Constitutionalism in Europe is in turmoil. This is not only because of constitutional implications and dynamics of the European integration project, but also due to important changes in the nature and role of constitutions in European societies (as well as globally) and related shifts in constitutional vocabularies. One way in which current constitutional uncertainty becomes visible is through an increase in constitutional politics, constitutional reform projects (as, for instance, in the cases of the Iceland, Ireland, Italy, Romania, the UK) and even the adoption of a novel constitution (Hungary). Francesco Palermo has written of an age of ‘constitutional acceleration’, that is the ‘intensification of recourse to [the instrument of] revision in order to update the constitution’ (Palermo 2007: 15). Ginsburg and Dixon, more in general, relate the prominence of constitutional change and constitution-making in recent times to the ‘third wave of democracy’ that commenced in the 1970s, and which included Southern Europe and later Central and Eastern Europe, but in a way, in particular from the 1990s onwards, also touched the constitutional design of ‘established’ democratic states (Ginsburg and Dixon 2011: 3). Constitutional dynamics are thus not restricted to new democracies in the making, but also involve established democratic regimes.
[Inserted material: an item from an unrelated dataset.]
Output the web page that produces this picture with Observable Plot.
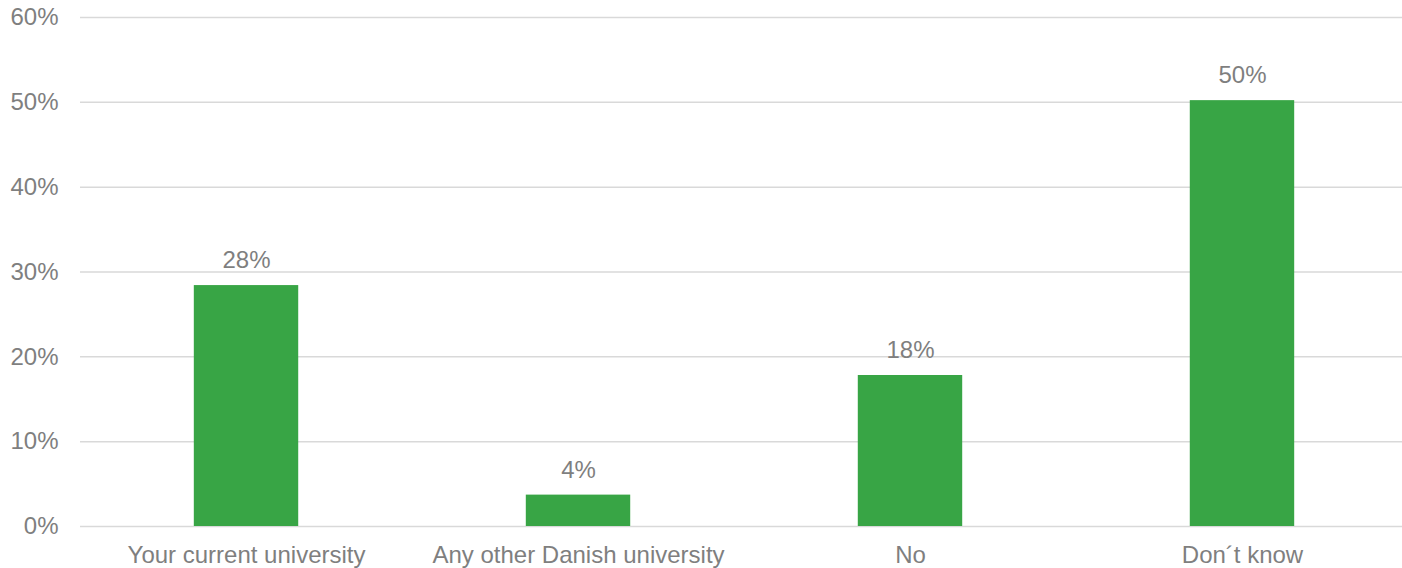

The main theme of the conference are the challenges that constitutional democracies in and also beyond Europe face in current times. The first two panels will explore various constitutional reform projects as well as the tendency towards wider civic participation in such reform. The third panel will specifically focus on the relatively new constitutions in Central and Eastern Europe and the particular challenges these regimes face. The fourth panel will discuss distinct challenges to constitutionalism – referring also to (North-)African realities - such as the relation between constitutions and religion, constitutions and ethnic diversity, and plural constitutional regimes.